━━ Records to process ━━

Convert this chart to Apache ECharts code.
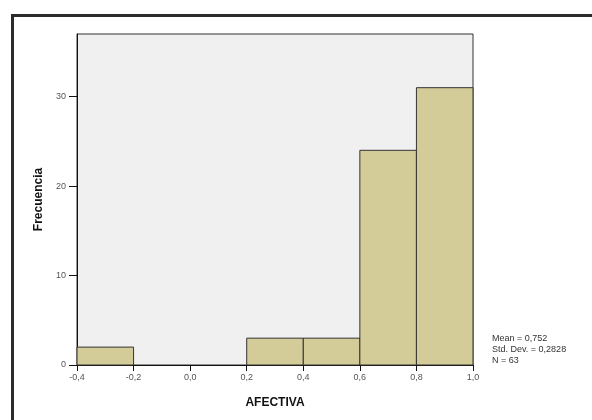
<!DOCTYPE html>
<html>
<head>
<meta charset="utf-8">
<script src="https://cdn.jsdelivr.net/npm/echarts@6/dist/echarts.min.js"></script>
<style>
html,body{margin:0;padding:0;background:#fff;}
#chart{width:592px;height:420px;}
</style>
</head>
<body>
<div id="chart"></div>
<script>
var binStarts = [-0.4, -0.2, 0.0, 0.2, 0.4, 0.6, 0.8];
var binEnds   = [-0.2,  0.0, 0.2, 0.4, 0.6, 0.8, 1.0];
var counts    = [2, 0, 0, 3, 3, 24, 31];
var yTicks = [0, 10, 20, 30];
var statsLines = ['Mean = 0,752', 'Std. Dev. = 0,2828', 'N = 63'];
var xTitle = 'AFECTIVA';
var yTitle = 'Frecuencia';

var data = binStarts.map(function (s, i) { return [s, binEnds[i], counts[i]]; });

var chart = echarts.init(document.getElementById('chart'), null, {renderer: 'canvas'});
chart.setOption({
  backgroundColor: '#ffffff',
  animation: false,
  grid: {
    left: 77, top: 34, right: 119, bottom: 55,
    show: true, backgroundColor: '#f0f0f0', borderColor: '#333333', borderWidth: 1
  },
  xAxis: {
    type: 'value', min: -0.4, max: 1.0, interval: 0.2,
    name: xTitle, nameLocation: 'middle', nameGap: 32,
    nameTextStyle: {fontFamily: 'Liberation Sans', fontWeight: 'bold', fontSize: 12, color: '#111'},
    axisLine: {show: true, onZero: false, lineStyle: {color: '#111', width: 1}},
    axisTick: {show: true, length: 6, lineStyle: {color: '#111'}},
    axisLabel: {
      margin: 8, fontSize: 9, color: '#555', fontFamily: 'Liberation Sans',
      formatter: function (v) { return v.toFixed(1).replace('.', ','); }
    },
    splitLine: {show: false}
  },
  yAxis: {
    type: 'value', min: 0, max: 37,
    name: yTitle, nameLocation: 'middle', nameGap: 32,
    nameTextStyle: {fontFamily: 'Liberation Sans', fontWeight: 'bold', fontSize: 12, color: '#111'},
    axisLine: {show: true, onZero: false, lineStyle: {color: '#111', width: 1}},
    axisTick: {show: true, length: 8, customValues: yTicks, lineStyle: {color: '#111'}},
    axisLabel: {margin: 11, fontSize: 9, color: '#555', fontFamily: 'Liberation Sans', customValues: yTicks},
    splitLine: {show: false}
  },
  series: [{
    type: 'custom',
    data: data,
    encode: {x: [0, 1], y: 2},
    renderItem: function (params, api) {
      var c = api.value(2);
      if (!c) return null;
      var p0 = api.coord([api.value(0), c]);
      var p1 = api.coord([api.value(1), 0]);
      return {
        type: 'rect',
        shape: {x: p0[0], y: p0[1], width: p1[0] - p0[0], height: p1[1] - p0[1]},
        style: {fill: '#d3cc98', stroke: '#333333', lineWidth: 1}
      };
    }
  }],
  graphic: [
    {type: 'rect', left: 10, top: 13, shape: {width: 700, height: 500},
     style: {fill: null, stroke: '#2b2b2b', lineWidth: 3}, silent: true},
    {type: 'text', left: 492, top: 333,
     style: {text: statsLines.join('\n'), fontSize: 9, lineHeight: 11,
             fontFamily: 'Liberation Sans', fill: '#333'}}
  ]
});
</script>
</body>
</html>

━━━
━━ Records to process ━━

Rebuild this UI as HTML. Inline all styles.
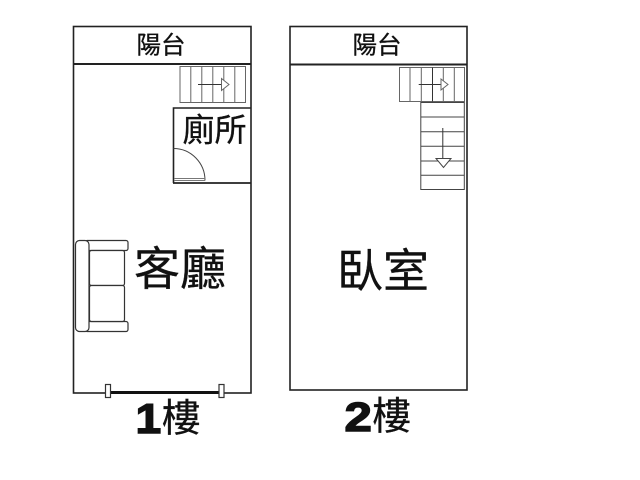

━━━

**To do:** Taking the entries above, extract every line from the one bearing "Convert this chart to Apache ECharts code." through the one bearing "var data = binStarts.map(function", exactly, with no pictures.

**Solution:**
Convert this chart to Apache ECharts code.
<!DOCTYPE html>
<html>
<head>
<meta charset="utf-8">
<script src="https://cdn.jsdelivr.net/npm/echarts@6/dist/echarts.min.js"></script>
<style>
html,body{margin:0;padding:0;background:#fff;}
#chart{width:592px;height:420px;}
</style>
</head>
<body>
<div id="chart"></div>
<script>
var binStarts = [-0.4, -0.2, 0.0, 0.2, 0.4, 0.6, 0.8];
var binEnds   = [-0.2,  0.0, 0.2, 0.4, 0.6, 0.8, 1.0];
var counts    = [2, 0, 0, 3, 3, 24, 31];
var yTicks = [0, 10, 20, 30];
var statsLines = ['Mean = 0,752', 'Std. Dev. = 0,2828', 'N = 63'];
var xTitle = 'AFECTIVA';
var yTitle = 'Frecuencia';

var data = binStarts.map(function (s, i) { return [s, binEnds[i], counts[i]]; });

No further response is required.